From India, there’s Tata Group, Mahindra, Marico and Bharti. The Philippines has Unilab, and that’s before we get to Malaysia, Nigeria, South Africa and others in the group. We look at the six characteristics that have powered the success of emerging giants – and how they can ensure these traits remain a huge competitive advantage.


  1. Finding opportunity amid chaos and uncertainty
    Solid infrastructure, dependable distribution and supportive regulation: emerging giants often grow in markets where none of this can be taken for granted. They’ve achieved success by being street smart, adapting to changing circumstances and filling gaps in the market as quickly as they appear. They know that distribution can be everything, and that a brand’s profile and success often depend on how visible and accessible it is on the shelf. They’ve evolved rock-solid relationships with retailers of all shapes and sizes to deliver that distribution – and through those relationships they’ve evolved an intimate understanding of their markets.


    Emerging giants don’t just understand the concept of Power in the Market; they live and breathe it. This equips them superbly for the challenges and opportunities of rapid-growth economies in other regions. Bharti and Orascom have proved highly successful at exporting their distribution expertise to Africa, for example. As economic uncertainty grows in previously stable markets such as those of Southern Europe, their ability to spot opportunity in unlikely places could prove equally invaluable there too. Research repeatedly shows that distribution and product availability can exert similarly powerful influence over brand growth in developed markets.

    The key to emerging giants’ future success is how quickly they can build up a detailed picture of other dynamic markets to match their knowledge of their home turfs. 


  2. Insight on local needs – and improvisation to meet them
    Partly because they are less tied to dominant hero products, emerging giants have frequently outperformed established multinationals when it comes to innovating to meet local needs. As a homegrown brand, Jollibee (a fast-food restaurant chain based in the Philippines) has proven that it understands the Fillipino palette far better than McDonalds; Asian food chain Kung Fu Catering is taking similar bites out of the same brand in China.

    Meanwhile FlipKart has built a $1 billion e-commerce business in India by quickly grasping the local need for cash on delivery. There is no reason why the new giants should lose this grasp of cultural nuance once they move into new markets – but to export it successfully, they need consumer insights that can build up a picture of emotional and functional needs for those markets.


  3. Launch and learn - The license to speculate 
    Today’s local giants have perfected the art of launching and learning, going to the market with products that they believe have a high probability of success, and then acting rapidly to improve, optimize, or simply withdraw and replace them.

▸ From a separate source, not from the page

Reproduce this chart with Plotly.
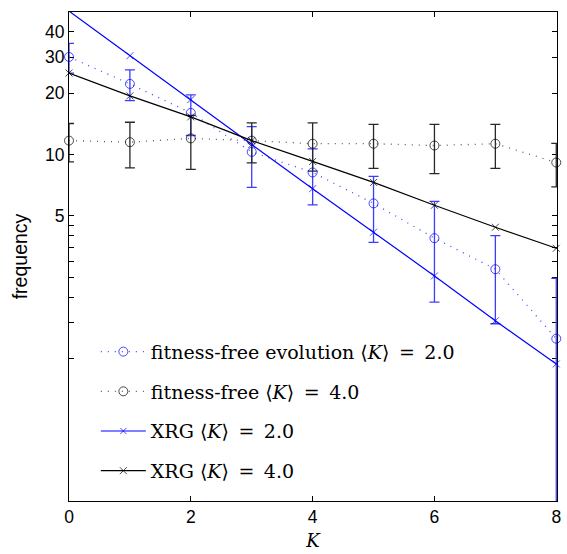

    There is little appetite for delaying launches to fine tune them, or second-guess how the market will respond; it is better to get the product out there and let experience show what needs fixing. A lack of public ownership and freedom from investor scrutiny may be partly responsible for this license to speculate, but emerging giants use it with panache – and to great effect.

    As they expand, they will require research that reflects this mindset: insight that focuses on understanding the consumer landscape and identifying the spaces most worth exploring; and less on sizing opportunities in detail and proving their value ahead of launch. Once a new product is launched, they will need rapid insight on whether customer experience matches its promise, and actionable recommendations on how to optimize to ensure that they do.


  4. Identifying entry points precisely 
    Contrary to some popular perceptions, emerging giants don’t try to dominate markets from the outset. They know that they can start small, focus on their strengths and then expand their footprints from there. In developed markets, this entry point often takes the form of a price sensitive segment whose needs are not being met. Compact, low-cost refrigerators gave Haier an entry point into the US market from which it could expand; Samsung first made a name for its brand in developed markets by focusing on printers before moving onto laptops.


    Identifying a market’s unmet needs can hold the key to giants establishing a foothold for their brands in even the most competitive landscape.


  5. Entrepreneurial cultures
    Western multinationals have found themselves struggling to recruit top talent in markets such as China – and with good reason. Graduates know that they are far more likely to be given freedom to make their mark in homegrown giants – and far less likely to be judged on a single quarter’s performance as well. Emerging giants need to ensure that they retain this entrepreneurial culture as their workforce expands and more mature markets suggest different measures of success, and this means maintaining a longer-term view of brand value and performance.


  6. Acquiring for access and not for efficiencies 
    Emerging giants often take an acquisition-led approach to developed markets, but they are typically extremely precise about the purpose of their acquisitions: buying to gain access to customers rather than to create economies or efficiencies by taking over the running of a business.


    Tata Group’s acquisitions of Jaguar, Land Rover and Tetley Tea is a prime example: it has established a strong foothold for its Motors and Tea businesses both in the UK and across the world, and it has confounded critics by leaving the day-today running of the companies to existing management in the brands’ home market. In Africa, Tiger Brands has taken a similar approach to meeting the infrastructure challenges of markets to which it expands from its South African base.

    As emerging giants seek to expand to markets further from their heartlands, a full understanding of the strength of each prospective acquisition becomes vital. When customers are the core value that you are seeking to acquire, understanding the strength of customer relationships in the competitive context should be a key focus for due diligence. Better intelligence about companies’ strength can only increase the success rate of emerging giants’ acquisitions

 

In conclusion: Learning from the new giants
Once upon a time, huge multinational companies all looked much the same: publicly owned businesses with a common approach to management culture, decision making and growth strategies. The emergence of this new generation of giants is shaking things up by proving that there are new ways to achieve global expansion whilst still holding true to core principles around innovation, local market understanding and precision thinking. There is little reason to expect that emerging giants’ approach to global markets will change as they grow. Indeed, in their expertise at learning-by-doing and rapid optimization, there is so much more for established businesses to learn.